By DAVID MOON, Moon Capital Management, LLC
April 22, 2012
In announcing a series of executive actions and legislative proposals aimed at stopping speculators from manipulating oil prices, this past Tuesday President Obama said "we can’t afford a situation where speculators artificially manipulate markets by buying up oil, creating the perception of a shortage, and driving prices higher … we can't afford a situation where some speculators can reap millions, while millions of American families get the short end of the stick."
Now exchange the word “Fed” for “speculators.” And replace the word “oil” with “bonds.”
The largest manipulator of financial asset prices in the United States – and perhaps the world – is the US government and its agents, primarily the Federal Reserve Board. Of course, the government is easily excused from being an evil manipulator, because it is trying to help people, not steal their money.
At best, perhaps. It could, however, be pursuing political goals or worse, simply be incompetent. Regardless of the reason, people like Timothy Geithner and Ben Bernanke still create unintended consequences that hurt millions of Americans – and many of those people are injured much more by higher bond prices than by higher oil prices.
The Federal Reserve Board has used more than a trillion dollars of borrowed funds for the sole purpose of driving up bond prices – which is another way of saying driving down interest rates.
A 5-year CD that paid 5 percent four years ago currently yields about 1.5 to 1.8 percent. There are millions of people in this country who depend on interest from safe, simple investments like CDs for their income. Since the Fed began its most recent program of manipulating interest rates – and reaping $155 billion in profit in 2010 and 2011– those fixed-income retirees have seen their income drop a whopping 70 percent or more.
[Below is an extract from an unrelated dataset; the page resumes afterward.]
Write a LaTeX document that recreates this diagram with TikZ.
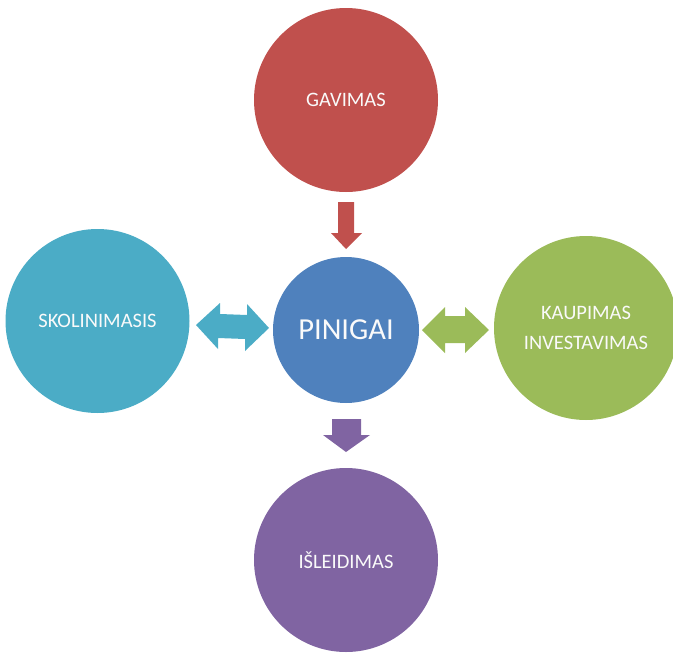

To quote the President, this is a situation where speculators have reaped millions (billions, actually) in profits, while causing millions of American families to get the short end of the stick.
“Obviously rising gas prices means a rough ride for a lot of families,” the President remarked on Tuesday. Well so do zero percent interest rates – unless you’re an investment bank, real estate developer or other heavy borrower.
Regardless of whether you favor less regulation (leave the energy traders alone) or more regulation (treat the Fed and Treasury like any other market participant,) there is an intellectual dishonesty to treating market speculation differently depending on whether or not you like the speculators.
It is symptomatic of a partisan nanny state run wild, on both ends of the political spectrum. Pandering politicians exhibit the ugliest form of anti-leadership with their silly proposals that claim to address big problems, when in reality these politicians are merely Titanic deck-chair arrangers wrapped in ugly moralizing blankets.
Whether it’s taxing zillionaires simply because those scoundrels can afford it or threatening to withhold a modest public subsidy from a single, working mother if she doesn’t conform to a committee chair’s personal sense of morality, our national, state and local officials are collectively too intellectually or morally deficient to either recognize or address real issues.